Line by line, repeat the data below exactly, beginning at the first line and ending at the line with "(0,0) rectangle (712,1468);". Omit pictures.

· · · · ·

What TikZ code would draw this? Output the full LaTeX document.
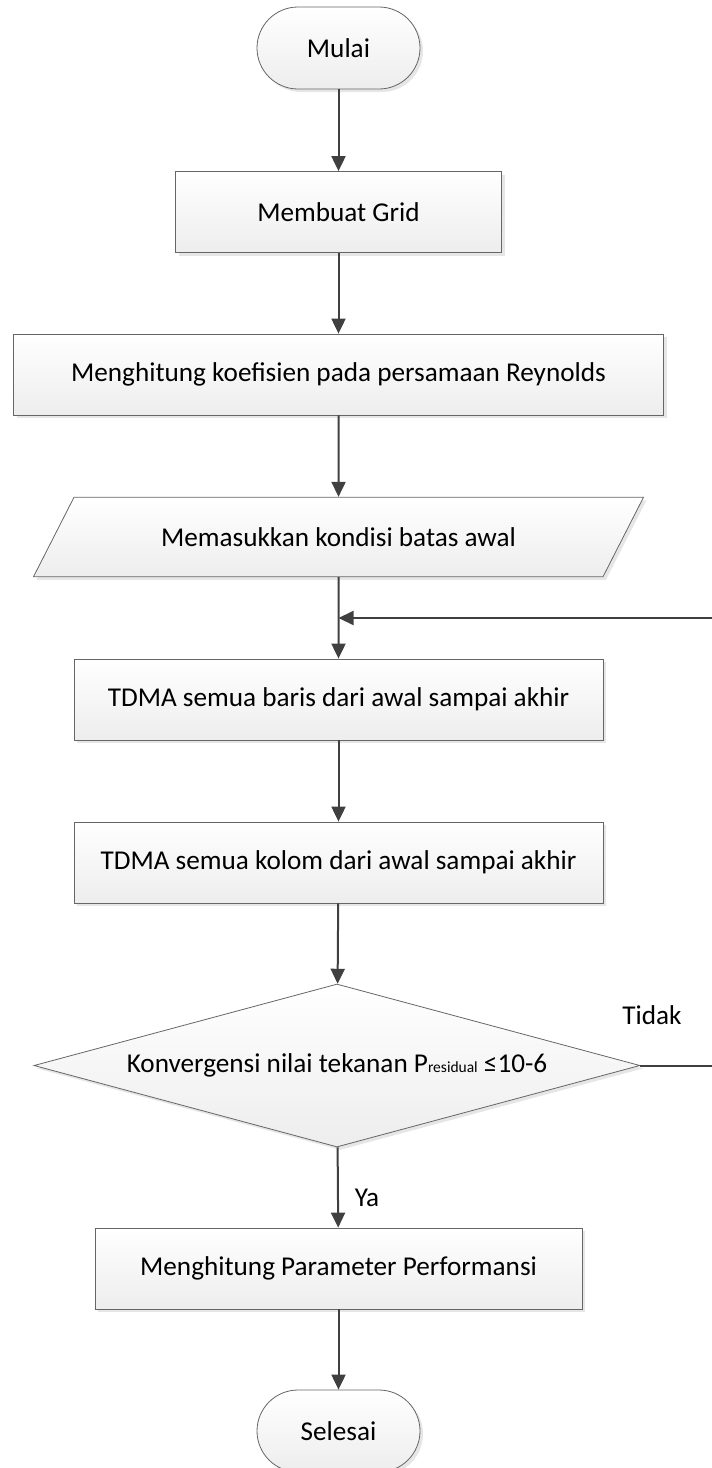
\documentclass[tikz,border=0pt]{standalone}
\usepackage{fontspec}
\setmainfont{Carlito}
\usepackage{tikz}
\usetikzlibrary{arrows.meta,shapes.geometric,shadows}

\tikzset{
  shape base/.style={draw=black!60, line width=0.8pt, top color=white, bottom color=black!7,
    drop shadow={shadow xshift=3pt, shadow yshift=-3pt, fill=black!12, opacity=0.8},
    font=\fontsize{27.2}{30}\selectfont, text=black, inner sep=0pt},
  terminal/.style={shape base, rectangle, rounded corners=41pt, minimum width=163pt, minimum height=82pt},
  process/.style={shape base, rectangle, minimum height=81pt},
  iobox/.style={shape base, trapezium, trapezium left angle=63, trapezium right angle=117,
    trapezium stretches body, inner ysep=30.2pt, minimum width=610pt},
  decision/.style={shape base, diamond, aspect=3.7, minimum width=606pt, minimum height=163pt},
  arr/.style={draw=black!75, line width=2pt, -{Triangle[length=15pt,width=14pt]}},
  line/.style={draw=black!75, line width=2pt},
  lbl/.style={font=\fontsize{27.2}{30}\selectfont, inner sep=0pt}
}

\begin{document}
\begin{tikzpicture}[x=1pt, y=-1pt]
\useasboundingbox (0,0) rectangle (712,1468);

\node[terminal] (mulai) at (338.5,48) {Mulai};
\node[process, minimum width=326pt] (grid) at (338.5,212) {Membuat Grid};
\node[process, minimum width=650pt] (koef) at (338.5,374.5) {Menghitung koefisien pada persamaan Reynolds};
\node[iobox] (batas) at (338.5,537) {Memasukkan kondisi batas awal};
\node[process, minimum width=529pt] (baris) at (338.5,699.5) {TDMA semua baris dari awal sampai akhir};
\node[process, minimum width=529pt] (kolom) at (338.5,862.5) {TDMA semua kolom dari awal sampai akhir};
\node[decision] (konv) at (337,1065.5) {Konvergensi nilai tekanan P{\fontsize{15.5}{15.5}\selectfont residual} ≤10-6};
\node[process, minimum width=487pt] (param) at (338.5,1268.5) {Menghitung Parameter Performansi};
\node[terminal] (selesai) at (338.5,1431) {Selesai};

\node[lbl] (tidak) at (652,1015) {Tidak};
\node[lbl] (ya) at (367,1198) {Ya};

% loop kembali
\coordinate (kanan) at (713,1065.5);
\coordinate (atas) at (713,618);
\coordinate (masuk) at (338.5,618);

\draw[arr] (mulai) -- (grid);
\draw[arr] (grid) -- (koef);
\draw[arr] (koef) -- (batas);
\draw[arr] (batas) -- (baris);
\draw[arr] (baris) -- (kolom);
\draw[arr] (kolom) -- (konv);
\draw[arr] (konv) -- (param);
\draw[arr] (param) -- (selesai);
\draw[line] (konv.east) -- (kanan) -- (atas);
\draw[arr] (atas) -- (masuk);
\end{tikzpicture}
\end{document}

· · · · ·

§ **Answer to the exercise**:
What TikZ code would draw this? Output the full LaTeX document.
\documentclass[tikz,border=0pt]{standalone}
\usepackage{fontspec}
\setmainfont{Carlito}
\usepackage{tikz}
\usetikzlibrary{arrows.meta,shapes.geometric,shadows}

\tikzset{
  shape base/.style={draw=black!60, line width=0.8pt, top color=white, bottom color=black!7,
    drop shadow={shadow xshift=3pt, shadow yshift=-3pt, fill=black!12, opacity=0.8},
    font=\fontsize{27.2}{30}\selectfont, text=black, inner sep=0pt},
  terminal/.style={shape base, rectangle, rounded corners=41pt, minimum width=163pt, minimum height=82pt},
  process/.style={shape base, rectangle, minimum height=81pt},
  iobox/.style={shape base, trapezium, trapezium left angle=63, trapezium right angle=117,
    trapezium stretches body, inner ysep=30.2pt, minimum width=610pt},
  decision/.style={shape base, diamond, aspect=3.7, minimum width=606pt, minimum height=163pt},
  arr/.style={draw=black!75, line width=2pt, -{Triangle[length=15pt,width=14pt]}},
  line/.style={draw=black!75, line width=2pt},
  lbl/.style={font=\fontsize{27.2}{30}\selectfont, inner sep=0pt}
}

\begin{document}
\begin{tikzpicture}[x=1pt, y=-1pt]
\useasboundingbox (0,0) rectangle (712,1468);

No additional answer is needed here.